Starting at the first line of the listing below, retype each line up to and including the one that contains "const yTicks = [0,10,20,30,40,50,60,70,80,90,100];". Leave pictures out.

--- Start of PROVIDED MATERIAL ---

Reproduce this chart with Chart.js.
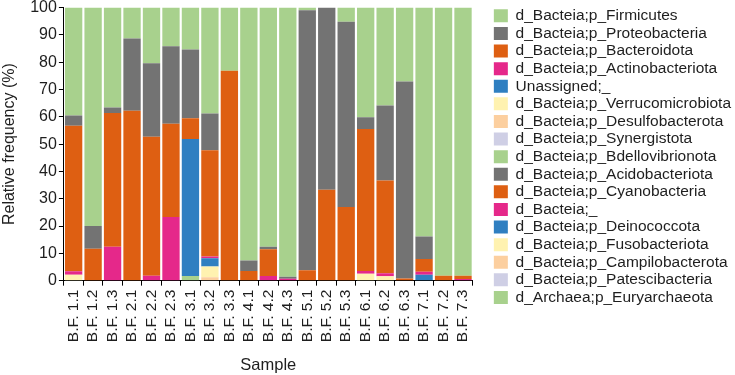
<!DOCTYPE html>
<html>
<head>
<meta charset="utf-8">
<script src="https://cdn.jsdelivr.net/npm/chart.js@4.4.1/dist/chart.umd.min.js"></script>
<style>
  html, body { margin: 0; padding: 0; background: #ffffff; }
  #wrap { position: relative; width: 735px; height: 375px; }
</style>
</head>
<body>
<div id="wrap"><canvas id="c" width="735" height="375"></canvas></div>
<script>
// ---- DATA ----
const samples = ["B.F. 1.1","B.F. 1.2","B.F. 1.3","B.F. 2.1","B.F. 2.2","B.F. 2.3","B.F. 3.1","B.F. 3.2","B.F. 3.3","B.F. 4.1","B.F. 4.2","B.F. 4.3","B.F. 5.1","B.F. 5.2","B.F. 5.3","B.F. 6.1","B.F. 6.2","B.F. 6.3","B.F. 7.1","B.F. 7.2","B.F. 7.3"];
const yTicks = [0,10,20,30,40,50,60,70,80,90,100];

// series listed in legend order (top of legend = top of stack)
const firmicutes       = [39.5,80.0,36.6,11.3,20.4,14.2,15.3,38.8,23.1,92.6,87.6,98.6, 1.0, 0.0, 5.2,40.2,35.9,27.1,83.8,98.2,98.2];
const proteobacteria   = [ 3.8, 8.3, 2.0,26.5,26.9,28.3,25.2,13.4, 0.0, 3.9, 0.9, 0.7,95.2,66.7,67.8, 4.3,27.4,72.1, 8.3, 0.0, 0.0];
const bacteroidota     = [53.3,11.7,49.0,62.2,50.9,34.2, 7.6,39.0,76.9, 3.5, 9.8, 0.0, 3.8,33.3,27.0,52.0,34.0, 0.8, 4.6, 1.8, 1.2];
const actinobacteriota = [ 1.2, 0.0,12.4, 0.0, 1.8,23.3, 0.0, 0.6, 0.0, 0.0, 1.7, 0.7, 0.0, 0.0, 0.0, 1.0, 1.1, 0.0, 1.1, 0.0, 0.6];
const unassigned       = [ 0.0, 0.0, 0.0, 0.0, 0.0, 0.0,50.2, 3.0, 0.0, 0.0, 0.0, 0.0, 0.0, 0.0, 0.0, 0.0, 0.0, 0.0, 2.2, 0.0, 0.0];
const verrucomicrobiota= [ 2.2, 0.0, 0.0, 0.0, 0.0, 0.0, 0.0, 4.0, 0.0, 0.0, 0.0, 0.0, 0.0, 0.0, 0.0, 2.5, 1.6, 0.0, 0.0, 0.0, 0.0];
const desulfobacterota = [ 0.0, 0.0, 0.0, 0.0, 0.0, 0.0, 0.0, 1.2, 0.0, 0.0, 0.0, 0.0, 0.0, 0.0, 0.0, 0.0, 0.0, 0.0, 0.0, 0.0, 0.0];
const synergistota     = [ 0.0, 0.0, 0.0, 0.0, 0.0, 0.0, 0.0, 0.0, 0.0, 0.0, 0.0, 0.0, 0.0, 0.0, 0.0, 0.0, 0.0, 0.0, 0.0, 0.0, 0.0];
const bdellovibrionota = [ 0.0, 0.0, 0.0, 0.0, 0.0, 0.0, 1.7, 0.0, 0.0, 0.0, 0.0, 0.0, 0.0, 0.0, 0.0, 0.0, 0.0, 0.0, 0.0, 0.0, 0.0];
const acidobacteriota  = [ 0.0, 0.0, 0.0, 0.0, 0.0, 0.0, 0.0, 0.0, 0.0, 0.0, 0.0, 0.0, 0.0, 0.0, 0.0, 0.0, 0.0, 0.0, 0.0, 0.0, 0.0];
const cyanobacteria    = [ 0.0, 0.0, 0.0, 0.0, 0.0, 0.0, 0.0, 0.0, 0.0, 0.0, 0.0, 0.0, 0.0, 0.0, 0.0, 0.0, 0.0, 0.0, 0.0, 0.0, 0.0];
const bacteiaUnknown   = [ 0.0, 0.0, 0.0, 0.0, 0.0, 0.0, 0.0, 0.0, 0.0, 0.0, 0.0, 0.0, 0.0, 0.0, 0.0, 0.0, 0.0, 0.0, 0.0, 0.0, 0.0];
const deinococcota     = [ 0.0, 0.0, 0.0, 0.0, 0.0, 0.0, 0.0, 0.0, 0.0, 0.0, 0.0, 0.0, 0.0, 0.0, 0.0, 0.0, 0.0, 0.0, 0.0, 0.0, 0.0];
const fusobacteriota   = [ 0.0, 0.0, 0.0, 0.0, 0.0, 0.0, 0.0, 0.0, 0.0, 0.0, 0.0, 0.0, 0.0, 0.0, 0.0, 0.0, 0.0, 0.0, 0.0, 0.0, 0.0];
const campilobacterota = [ 0.0, 0.0, 0.0, 0.0, 0.0, 0.0, 0.0, 0.0, 0.0, 0.0, 0.0, 0.0, 0.0, 0.0, 0.0, 0.0, 0.0, 0.0, 0.0, 0.0, 0.0];
const patescibacteria  = [ 0.0, 0.0, 0.0, 0.0, 0.0, 0.0, 0.0, 0.0, 0.0, 0.0, 0.0, 0.0, 0.0, 0.0, 0.0, 0.0, 0.0, 0.0, 0.0, 0.0, 0.0];
const euryarchaeota    = [ 0.0, 0.0, 0.0, 0.0, 0.0, 0.0, 0.0, 0.0, 0.0, 0.0, 0.0, 0.0, 0.0, 0.0, 0.0, 0.0, 0.0, 0.0, 0.0, 0.0, 0.0];

const seriesNames = [
  "d_Bacteia;p_Firmicutes","d_Bacteia;p_Proteobacteria","d_Bacteia;p_Bacteroidota","d_Bacteia;p_Actinobacteriota",
  "Unassigned;_","d_Bacteia;p_Verrucomicrobiota","d_Bacteia;p_Desulfobacterota","d_Bacteia;p_Synergistota",
  "d_Bacteia;p_Bdellovibrionota","d_Bacteia;p_Acidobacteriota","d_Bacteia;p_Cyanobacteria","d_Bacteia;_",
  "d_Bacteia;p_Deinococcota","d_Bacteia;p_Fusobacteriota","d_Bacteia;p_Campilobacterota","d_Bacteia;p_Patescibacteria",
  "d_Archaea;p_Euryarchaeota"
];
const seriesValues = [firmicutes, proteobacteria, bacteroidota, actinobacteriota, unassigned, verrucomicrobiota,
  desulfobacterota, synergistota, bdellovibrionota, acidobacteriota, cyanobacteria, bacteiaUnknown, deinococcota,
  fusobacteriota, campilobacterota, patescibacteria, euryarchaeota];

// ---- STYLE ----
const palette = ["#a8d18d","#737373","#de5f12","#e5288a","#2f7fc1","#fff2b0","#fccf9f","#cfcfe5"];
const FONT = "'Liberation Sans', Arial, Helvetica, sans-serif";
const TXT = "#1e1e1e";

const datasets = [];
for (let i = seriesNames.length - 1; i >= 0; i--) {
  datasets.push({
    label: seriesNames[i],
    data: seriesValues[i],
    backgroundColor: palette[i % palette.length],
    borderWidth: 0,
    stack: "s",
    barPercentage: 0.89,
    categoryPercentage: 1.0
  });
}

new Chart(document.getElementById("c"), {
  type: "bar",
  data: { labels: samples, datasets },
  options: {
    responsive: false,
    animation: false,
    events: [],
    layout: { padding: { top: 6, bottom: 0, left: 0, right: -6 } },
    plugins: {
      tooltip: { enabled: false },
      legend: {
        position: "right",
        align: "start",
        reverse: true,
        maxWidth: 320,
        labels: {
          boxWidth: 14,
          boxHeight: 13,
          padding: 2.1,
          color: TXT,
          font: { family: FONT, size: 15.5 }
        }
      }
    },
    scales: {
      x: {
        stacked: true,
        grid: { display: true, drawOnChartArea: false, offset: true, tickLength: 5, color: "#000", lineWidth: 1 },
        border: { display: true, color: "#000", width: 1 },
        ticks: { color: TXT, font: { family: FONT, size: 15.5 }, maxRotation: 90, minRotation: 90, padding: 4, autoSkip: false },
        title: { display: true, text: "Sample", color: TXT, font: { family: FONT, size: 16.5 }, padding: { top: 9, bottom: 0 } }
      },
      y: {
        stacked: true,
        min: 0,
        max: 100,
        afterBuildTicks: (s) => { s.ticks = yTicks.map(v => ({ value: v })); },
        grid: { display: true, drawOnChartArea: false, tickLength: 5, color: "#000", lineWidth: 1 },
        border: { display: true, color: "#000", width: 1 },
        ticks: { color: TXT, font: { family: FONT, size: 16, lineHeight: 0.7 }, padding: 2 },
        title: { display: true, text: "Relative frequency (%)", color: TXT, font: { family: FONT, size: 16 }, padding: { top: 0, bottom: 9 } }
      },
      yR: {
        type: "linear",
        position: "right",
        display: true,
        grid: { display: false },
        border: { display: false },
        ticks: { display: false },
        afterFit: (s) => { s.width = 19; }
      }
    }
  }
});
</script>
</body>
</html>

--- End of PROVIDED MATERIAL ---

THE REPLY:
Reproduce this chart with Chart.js.
<!DOCTYPE html>
<html>
<head>
<meta charset="utf-8">
<script src="https://cdn.jsdelivr.net/npm/chart.js@4.4.1/dist/chart.umd.min.js"></script>
<style>
  html, body { margin: 0; padding: 0; background: #ffffff; }
  #wrap { position: relative; width: 735px; height: 375px; }
</style>
</head>
<body>
<div id="wrap"><canvas id="c" width="735" height="375"></canvas></div>
<script>
// ---- DATA ----
const samples = ["B.F. 1.1","B.F. 1.2","B.F. 1.3","B.F. 2.1","B.F. 2.2","B.F. 2.3","B.F. 3.1","B.F. 3.2","B.F. 3.3","B.F. 4.1","B.F. 4.2","B.F. 4.3","B.F. 5.1","B.F. 5.2","B.F. 5.3","B.F. 6.1","B.F. 6.2","B.F. 6.3","B.F. 7.1","B.F. 7.2","B.F. 7.3"];
const yTicks = [0,10,20,30,40,50,60,70,80,90,100];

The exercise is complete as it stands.